日本農業新聞(9月27日付)の一面で、内田英憲氏(同紙編集局長)は、この共同声明について、「この行為が、日本の農業を、かつてなく厳しい国際競争にさらすことになると肝に銘じるべきである」と、バッサリ。さらに首相が会見で、「両国の消費者、生産者、そして勤労者、全ての国民に利益をもたらす」と成果を誇ったことに対して、「日本と米国の農家の利害得失はバランスが取れているのか」と、問いただす。そして、「日本の農業にとっての真の防衛ラインは国内生産に影響が出ないようにすることだ」として、「生産基盤の再建・強化こそが安倍政権の責務」と、宿題を突きつける。
同紙の論説においても、「トランプ米大統領にごね得を許したのではないか」「相互利益というならば、牛肉や豚肉などでTPP水準の関税引き下げをしたことへの見返りはあったのか」と、説明を求めている。情報開示に関しても、「情報提供は民主主義の前提であり、国の責務だ。野党が要求した閉会中審査も開かれず、国会軽視との批判は免れない」と指弾する。
◆一般社団法人全国農業協同組合中央会は政権の傀儡と化すのか
日本農業新聞の論調は危機感にあふれる厳しいものであるが、同紙の2面では、自民党の森山裕国会対策委員長が農業団体には「ご評価いただけた」と語ったことを伝えている。

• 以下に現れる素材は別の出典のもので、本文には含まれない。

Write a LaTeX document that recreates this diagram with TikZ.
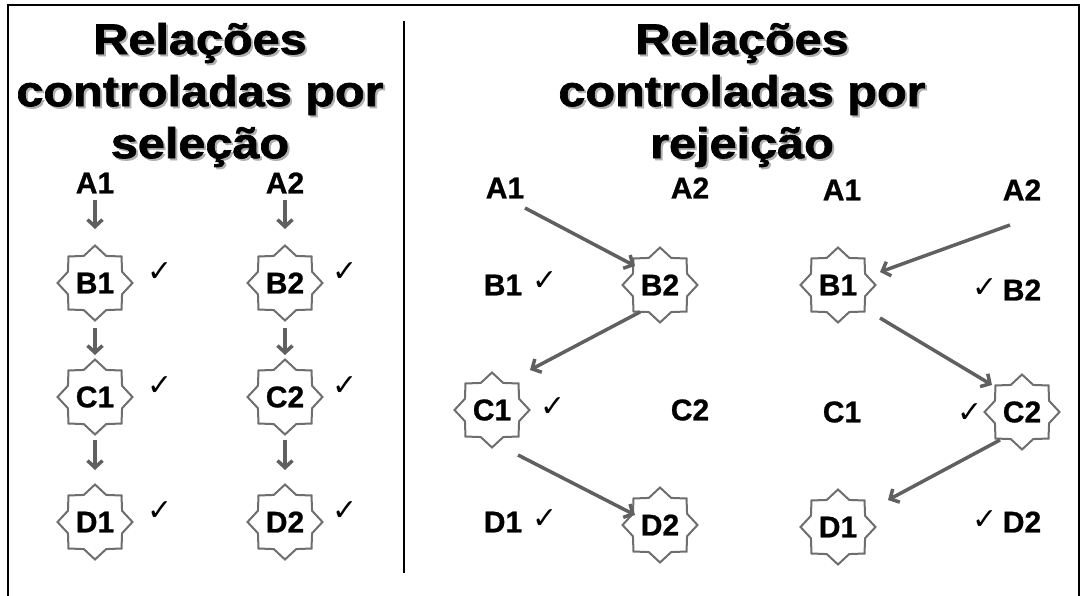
\documentclass[tikz,border=0pt]{standalone}
\usepackage{fontspec}
\setmainfont{Liberation Sans}
\newfontfamily\ckfont{DejaVu Sans}
\newfontfamily\labfont[BoldFeatures={FakeBold=0.8}]{Liberation Sans}
\newfontfamily\titlefont[FakeStretch=1.13,BoldFeatures={FakeBold=1.6}]{Liberation Sans}
\usetikzlibrary{shapes.geometric,arrows.meta,calc}
\definecolor{arrgray}{HTML}{606060}
\definecolor{stargray}{HTML}{6E6E6E}
\definecolor{shadgray}{HTML}{B0B0B0}
\tikzset{
  lab/.style={inner sep=0pt,font=\labfont\fontsize{30}{32}\selectfont\bfseries},
  starbox/.style={star,star points=8,star point ratio=1.28,minimum size=75pt,inner sep=0pt,
    draw=stargray,line width=2pt,fill=white,font=\labfont\fontsize{30}{32}\selectfont\bfseries},
  ck/.style={inner sep=0pt,font=\ckfont\fontsize{30}{32}\selectfont},
  arr/.style={draw=arrgray,line width=3.5pt,-{Straight Barb[length=7pt,width=15pt]}},
  ttl/.style={align=center,inner sep=0pt,font=\titlefont\bfseries\fontsize{43}{52}\selectfont},
  ttlshadow/.style={ttl,text=shadgray}
}
\begin{document}
\begin{tikzpicture}[x=1pt,y=-1pt]
\useasboundingbox (0,0) rectangle (1081,596);
% frame and divider
\draw[line width=2pt] (8,605) -- (8,5) -- (1079,5) -- (1079,605);
\draw[line width=2.5pt] (404,21) -- (404,573);
% titles
\node[ttlshadow] (tLs) at (202,97) {Relações\\controladas por\\seleção};
\node[ttl] (tL) at (200,95) {Relações\\controladas por\\seleção};
\node[ttlshadow] (tRs) at (744,97) {Relações\\controladas por\\rejeição};
\node[ttl] (tR) at (742,95) {Relações\\controladas por\\rejeição};
% ---------- left panel ----------
\node[lab] (lA1) at (95,183) {A1};
\node[lab] (lA2) at (285,183) {A2};
\node[starbox] (lB1) at (95,283) {B1};
\node[starbox] (lB2) at (285,283) {B2};
\node[starbox] (lC1) at (95,397) {C1};
\node[starbox] (lC2) at (285,397) {C2};
\node[starbox] (lD1) at (95,522) {D1};
\node[starbox] (lD2) at (285,522) {D2};
\node[ck] (k1) at (160,272) {✓};
\node[ck] (k2) at (345,272) {✓};
\node[ck] (k3) at (160,386) {✓};
\node[ck] (k4) at (345,386) {✓};
\node[ck] (k5) at (160,511) {✓};
\node[ck] (k6) at (345,511) {✓};
\draw[arr] ([shift={(0,17)}]lA1.center) -- ([shift={(0,-54)}]lB1.center);
\draw[arr] ([shift={(0,17)}]lA2.center) -- ([shift={(0,-54)}]lB2.center);
\draw[arr] ([shift={(0,45)}]lB1.center) -- ([shift={(0,-42)}]lC1.center);
\draw[arr] ([shift={(0,45)}]lB2.center) -- ([shift={(0,-42)}]lC2.center);
\draw[arr] ([shift={(0,43)}]lC1.center) -- ([shift={(0,-52)}]lD1.center);
\draw[arr] ([shift={(0,43)}]lC2.center) -- ([shift={(0,-52)}]lD2.center);
% ---------- right panel, first pair ----------
\node[lab] (rA1) at (505,188) {A1};
\node[lab] (rA2) at (690,188) {A2};
\node[lab] (rB1) at (503,285) {B1};
\node[ck] (rk1) at (545,281) {✓};
\node[starbox] (rB2) at (660,285) {B2};
\node[starbox] (rC1) at (492,410) {C1};
\node[ck] (rk2) at (553,407) {✓};
\node[lab] (rC2) at (690,410) {C2};
\node[lab] (rD1) at (503,522) {D1};
\node[ck] (rk3) at (545,519) {✓};
\node[starbox] (rD2) at (660,525) {D2};
\draw[arr] ([shift={(20,20)}]rA1.center) -- ([shift={(-25,-19)}]rB2.center);
\draw[arr] ([shift={(-20,27)}]rB2.center) -- ([shift={(38,-40)}]rC1.center);
\draw[arr] ([shift={(26,45)}]rC1.center) -- ([shift={(-25,-10)}]rD2.center);
% ---------- right panel, second pair ----------
\node[lab] (sA1) at (842,190) {A1};
\node[lab] (sA2) at (1022,190) {A2};
\node[starbox] (sB1) at (838,285) {B1};
\node[ck] (sk1) at (985,288) {✓};
\node[lab] (sB2) at (1022,290) {B2};
\node[lab] (sC1) at (842,412) {C1};
\node[ck] (sk2) at (970,413) {✓};
\node[starbox] (sC2) at (1022,412) {C2};
\node[starbox] (sD1) at (838,527) {D1};
\node[ck] (sk3) at (985,520) {✓};
\node[lab] (sD2) at (1022,522) {D2};
\draw[arr] ([shift={(-12,35)}]sA2.center) -- ([shift={(42,-13)}]sB1.center);
\draw[arr] ([shift={(42,33)}]sB1.center) -- ([shift={(-30,-27)}]sC2.center);
\draw[arr] ([shift={(-22,28)}]sC2.center) -- ([shift={(50,-27)}]sD1.center);
\end{tikzpicture}
\end{document}
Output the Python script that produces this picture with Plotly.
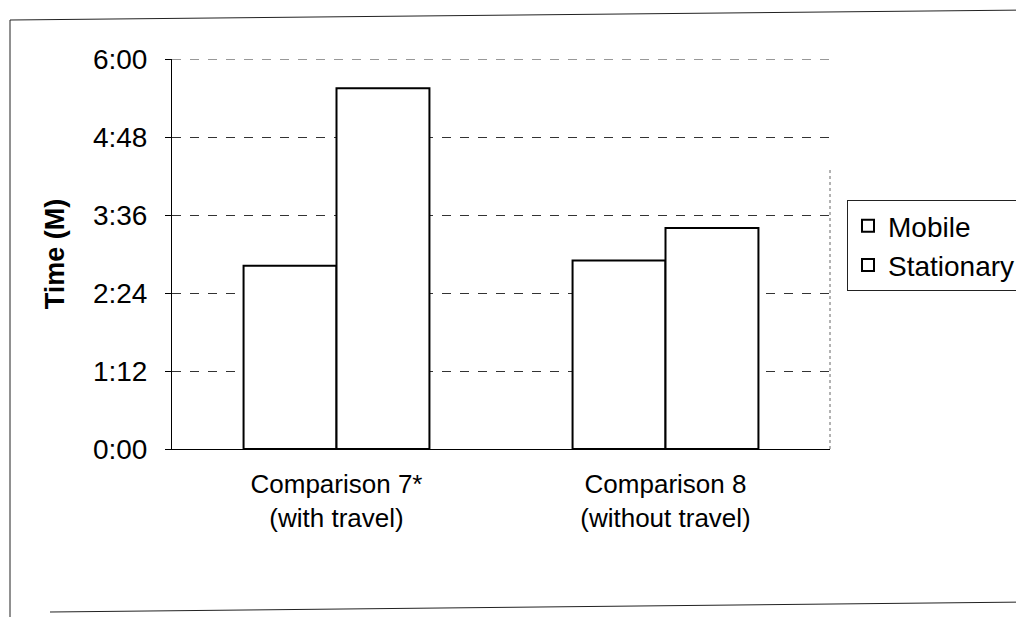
import plotly.graph_objects as go

categories = ["Comparison 7*<br>(with travel)", "Comparison 8<br>(without travel)"]
series_names = ["Mobile", "Stationary"]
# times in minutes (decimal)
mobile_min = [2.82, 2.90]
stationary_min = [5.55, 3.40]
tick_vals = [0, 1.2, 2.4, 3.6, 4.8, 6.0]
tick_text = ["0:00", "1:12", "2:24", "3:36", "4:48", "6:00"]

FONT = "Liberation Sans, Arial, sans-serif"

fig = go.Figure()
for name, vals in zip(series_names, [mobile_min, stationary_min]):
    fig.add_trace(go.Bar(
        x=categories, y=vals, name=name,
        marker=dict(color="white", line=dict(color="black", width=2)),
    ))

def px(X):
    return (X - 172) / 658.0

def py(Y):
    return (449 - Y) / 390.0

frame = dict(color="#222", width=1)
fig.update_layout(
    width=1024, height=617,
    margin=dict(l=164, r=202, t=51, b=176, autoexpand=False),
    paper_bgcolor="white", plot_bgcolor="white",
    barmode="group", bargap=0.435, bargroupgap=0,
    font=dict(family=FONT, color="black", size=24),
    showlegend=True,
    legend=dict(
        x=px(847), y=py(200), xanchor="left", yanchor="top",
        bordercolor="#222", borderwidth=1, bgcolor="white",
        font=dict(size=28, family=FONT),
        itemwidth=30,
    ),
    xaxis=dict(
        showline=True, linecolor="black", linewidth=1,
        ticks="", tickfont=dict(size=26),
        showgrid=False, ticklabelstandoff=12, automargin=False,
    ),
    yaxis=dict(
        range=[0, 6.0], tickvals=tick_vals, ticktext=tick_text,
        showline=True, linecolor="black", linewidth=1,
        ticks="outside", ticklen=6, tickcolor="black",
        showgrid=True, gridcolor="#333", gridwidth=1, griddash="dash",
        tickfont=dict(size=28), ticklabelstandoff=12,
        title=dict(text="<b>Time (M)</b>", font=dict(size=27), standoff=20),
        zeroline=False, automargin=False,
    ),
    shapes=[
        # top gridline at 6:00
        dict(type="line", xref="paper", yref="y", x0=0, x1=1, y0=6.0, y1=6.0,
             line=dict(color="#333", width=1, dash="dash")),
        # right border of plot area (dotted)
        dict(type="line", xref="paper", yref="paper", x0=1, x1=1, y0=0, y1=py(170),
             line=dict(color="#666", width=1, dash="dot")),
        # outer frame
        dict(type="line", xref="paper", yref="paper", x0=px(10), x1=px(10), y0=py(617), y1=py(20),
             line=frame),
        dict(type="line", xref="paper", yref="paper", x0=px(10), x1=px(1030), y0=py(20), y1=py(10),
             line=frame),
        dict(type="line", xref="paper", yref="paper", x0=px(50), x1=px(1030), y0=py(612), y1=py(602),
             line=frame),
    ],
)

fig.write_html("out.html")
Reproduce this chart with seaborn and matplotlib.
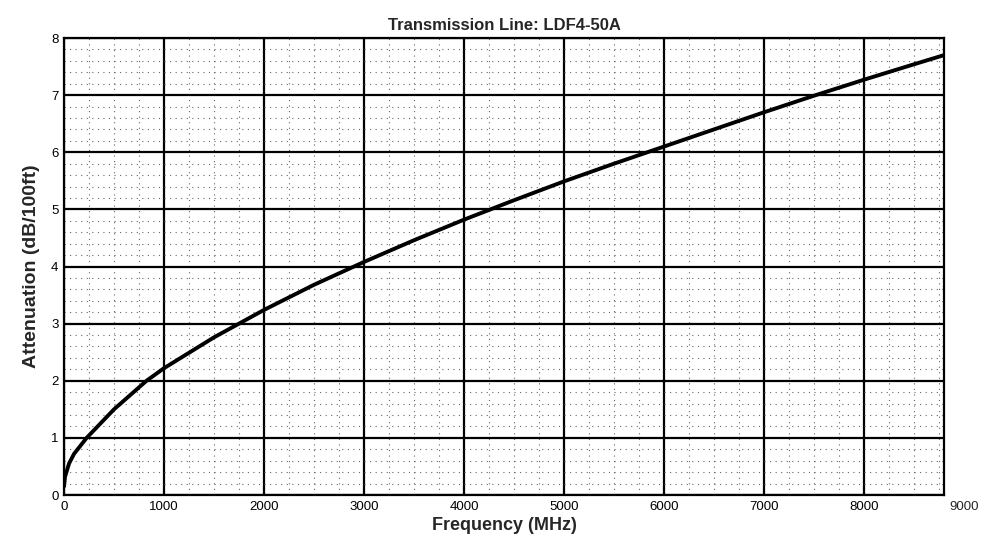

もちろんJAグループ抜きの農業団体は考えられない。JAグル-プの誰が、どこを評価したのだろうか。
その記事の下方にある「大綱基づく対応求める 全中・中家会長」という見出し記事が答えを教えている。日本農業新聞の解説や論説との温度差を感じる、紹介するに価しない代物。悲しいかな、一般社団法人に降格されたJA全中が政権の傀儡と化すことを予感させるものである。
農民運動全国連合会(農民連)が9月26日、当該協定の「合意」に抗議し、国会承認阻止、日米FTA(自由貿易協定)交渉の中止へ、あらたなたたかいを呼びかける声明を発表したことを、しんぶん赤旗(10月1日付)が伝えている。「主権国としての尊厳を投げ捨てた屈辱的・亡国的外交に満身の怒りを込めて」抗議し、TPP11、日欧EPA、そして今回の協定が締結されれば、「かつて経験したことのない異次元の農産物市場開放」となることを訴えている。魂の置き所が決定的に違っている。
◆畜産業への影響と米国との関係
琉球新報(9月27日付)の社説は、「特に海外の安い牛肉や豚肉との競争がますます拡大することとなり、県内畜産業に影響が出ることが懸念される。......大規模牧場経営でコスト面の競争優位性がある米国の畜産業を相手に、手間をかけて牛を肥育する日本の畜産農家が、関税の引き下げで打撃を受けるのは必至だ。飼料価格が上昇傾向にあるなど経営コストが増している中で、生産者の事業継続の意欲をそぐことになりかねない。牛肉や豚肉の価格が安くなることは一般家庭には恩恵と感じるかもしれない。だが、輸入農産物との価格競争で国内産の消費が減り、相場全般が下がれば、農業の比重が大きい山間部や離島の雇用、経済を確実に衰退させる」ため、沖縄県の経済にとっても無視できないとする。
さらに、「(トランプ流の)手法にまんまと乗せられた日本政府の弱腰は将来に大きな禍根を残すものだ。トランプ外交も交渉に勝利したように見えて、長い目で見れば友好国との間にしこりを生み、米国の国益を損ねることになるだろう」とし、「今回の貿易交渉の経過と結果を分析し、米国との関係を考え直す機会とすべきだ」とまで踏み込んでいる。
アメリカとの関係に苦しみ、翻弄されてきた地域に拠点を置くジャーナリズムの意地と矜持が伝わってくる。